Polish Defense Minister Bogdan Klich said a still undisclosed number of Patriot missiles will be deployed at a military base near the northern town of Morag by April. The location of the missiles came as a surprise as they were earlier slated for deployment closer to the capital, Warsaw. Klich denies the missiles were moved to Morag for strategic reasons, though U.S. troops to be stationed with the missiles could stoke tensions with Russia.

“The placement of the missiles is a surprise, but I would also argue that this is quite normal,” says Petr Kratochvíl, a Russia expert with the Prague Institute for International Relations. “This is a direct reaction to Russian steps.”

Kratochvíl pointed to Russian military exercises in November 2009 near the Baltic state borders and talk of deploying offensive Iskander missiles in Kaliningrad as motivating factors for moving the Patriot missiles.

The Obama administration promised missiles to Poland in October 2009 after it stepped back from the Bush administration’s more ambitious missile-defense plan. The Czech Republic, which was also affected by the policy shift, has been promised increased cooperation in scientific and technical research, including a U.S. Navy facility. But, as the seat of U.S. ambassador to the Czech Republic has gone unfilled for more than a year, Kratochvíl says there is a clear sign that U.S. priorities have shifted elsewhere on the globe and that Poland is now considered a more reliable regional partner.

“The absence of an ambassador here is not an accident, but a sign the special relationship with the region from the Bush administration no longer holds,” he said.

In Poland, Lee Feinstein was appointed ambassador in July 2009 and confirmed by the U.S. Senate in September. An international lawyer and former adviser to Newt Gingrich and George Mitchell, Feinstein was a senior fellow at the Council on Foreign Relations.

On Jan. 20, Virginia-based publisher and Democratic Party fundraiser Theodore Sedgwick was appointed ambassador to Slovakia. The position had been vacant for a year. Sedgwick donated $28,000 to Democratic candidates in 2008 and raised more than $200,000 for the Obama campaign.

Billionaire cable TV magnate Marc Nathanson, a former ally of U.S. President Bill Clinton and a Democratic Party fundraiser, was rumored to be up for the ambassador’s post in Prague, but his name has since faded, reportedly because of business conflicts of interest.

A spokesperson for the U.S. Embassy in Prague said they have no news on the appointment of a new ambassador.

“The absence of a U.S. ambassador to the Czech Republic is of course an internal matter for the United States,” said Jan Vidím, a Civic Democratic Party (ODS) deputy and chairman of the Chamber of Deputy’s Defense Committee. “But it cannot be viewed differently than the Obama administration’s general policy. The Czech Republic is not a priority.”

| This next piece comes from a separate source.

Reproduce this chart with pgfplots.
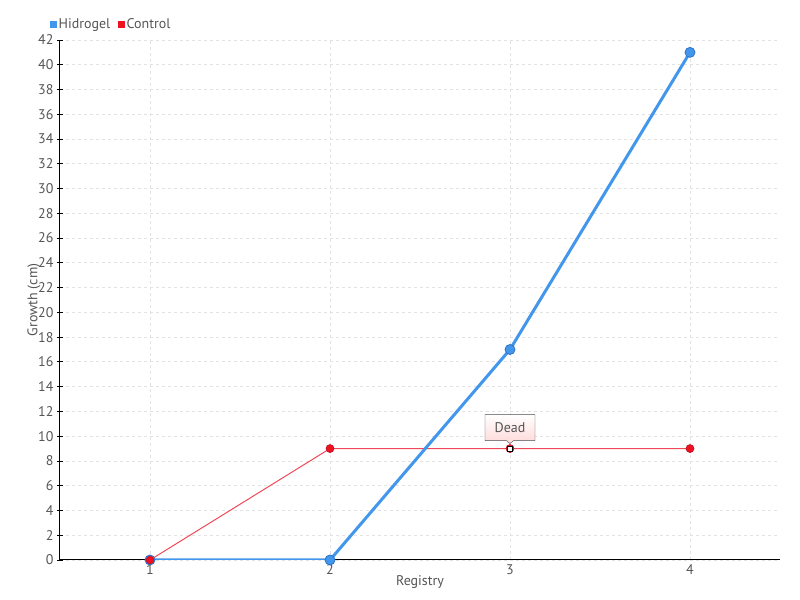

More consistent pro-U.S. attitudes across the Polish political spectrum make it an attractive ally for the Americans, Kratochvíl said.

“In the Czech Republic, the right-wing is close to the U.S., but the left, which is likely to win the next elections, is quite pro-Russian,” he continued. “In Poland, both the left and the right are critical of Russia and place a priority on trans-Atlantic ties.”

Russia and the United States are still negotiating a successor agreement to the Strategic Arms Reduction Treaty (START), which expired in December 2009. Near the close of 2009, rumors circulated that the two sides were close to clinching a deal and that the eventual agreement would be signed by U.S. President Barack Obama and Russian President Dmitry Medvedev in Prague, the site of Obama’s March 2009 speech urging a world free of nuclear weapons.

– Petr Cibulka Jr. contributed to this report.